The Libyan Red Crescent reported that the dead toll in Derna, a coastal city in Libya, has risen to 11,300 as search efforts continue in the wake of a catastrophic flood caused by the breaching of two dams after heavy rains.
Another 10,100 individuals are listed as missing in the Mediterranean city, according to Marie el-Drese, the secretary-general of the International Federation of Red Cross and Red Crescent Societies (IFRC) in Libya. The previous death toll estimate from health authorities for Derna was 5,500. About 170 additional individuals were killed by the storm elsewhere in the nation.
The figure could reach 20,000, according to Derna’s mayor, Abdel-Moneim al-Ghaithi, given how many neighbourhoods were affected.
On Sunday night, flooding in Derna carried away entire families, exposing weaknesses in the oil-rich nation, which has been embroiled in strife ever since a 2011 uprising that deposed long-reigning dictator Muammar Gaddafi.
“Within seconds the water level suddenly rose,” recounted one injured survivor who said he was swept away with his mother in the late-night ordeal before they both managed to scramble into an empty building downstream.
“The water was rising with us until we got to the fourth floor,” the unidentified man said from his hospital bed, in testimony published by the Benghazi Medical Center
“We could hear screams. From the window, I saw cars and bodies being carried away by the water. It lasted an hour or an hour and a half – but for us, it felt like a year.
The number of fatalities in Derna was far lower, according to Tariq al-Kharaz, a spokesman for the interior ministry, at around 3,000.

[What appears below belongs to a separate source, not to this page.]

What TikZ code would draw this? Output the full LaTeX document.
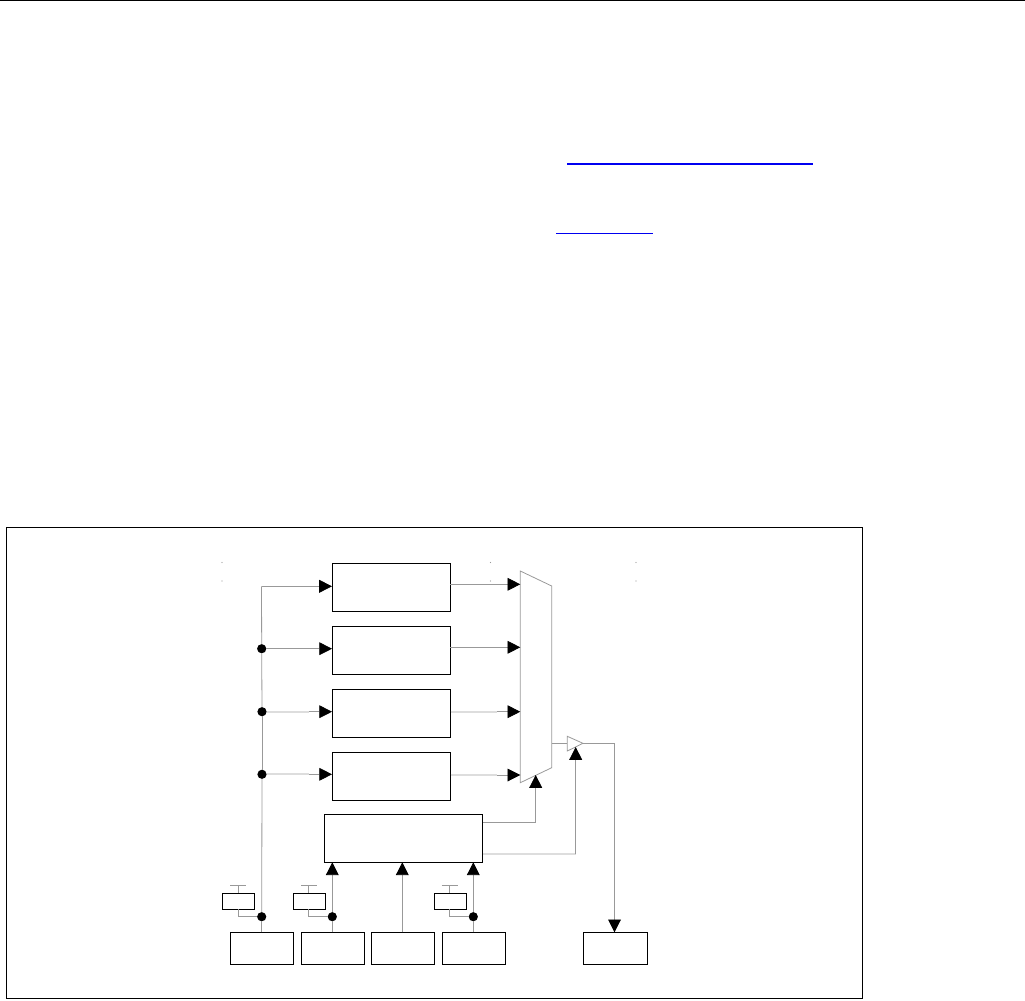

“The catastrophe is massive and as a result access to many areas is not possible. Many areas suffered total damage. Many dead bodies are still under the debris, others washed away into the sea,” al-Kharaz told Al Jazeera.
According to Health Minister Othman Abduljalil, the storm also claimed the lives of over 170 individuals in other areas of eastern Libya, including the cities of Bayda, Susa, Um Razaz, and Marj.
According to IFRC, rescuers searching amid the mud and debris remain optimistic about finding survivors.
“The hope is there, is always there, to find people alive,” said Tamer Ramadan, head of the group’s rescue effort in the North African country.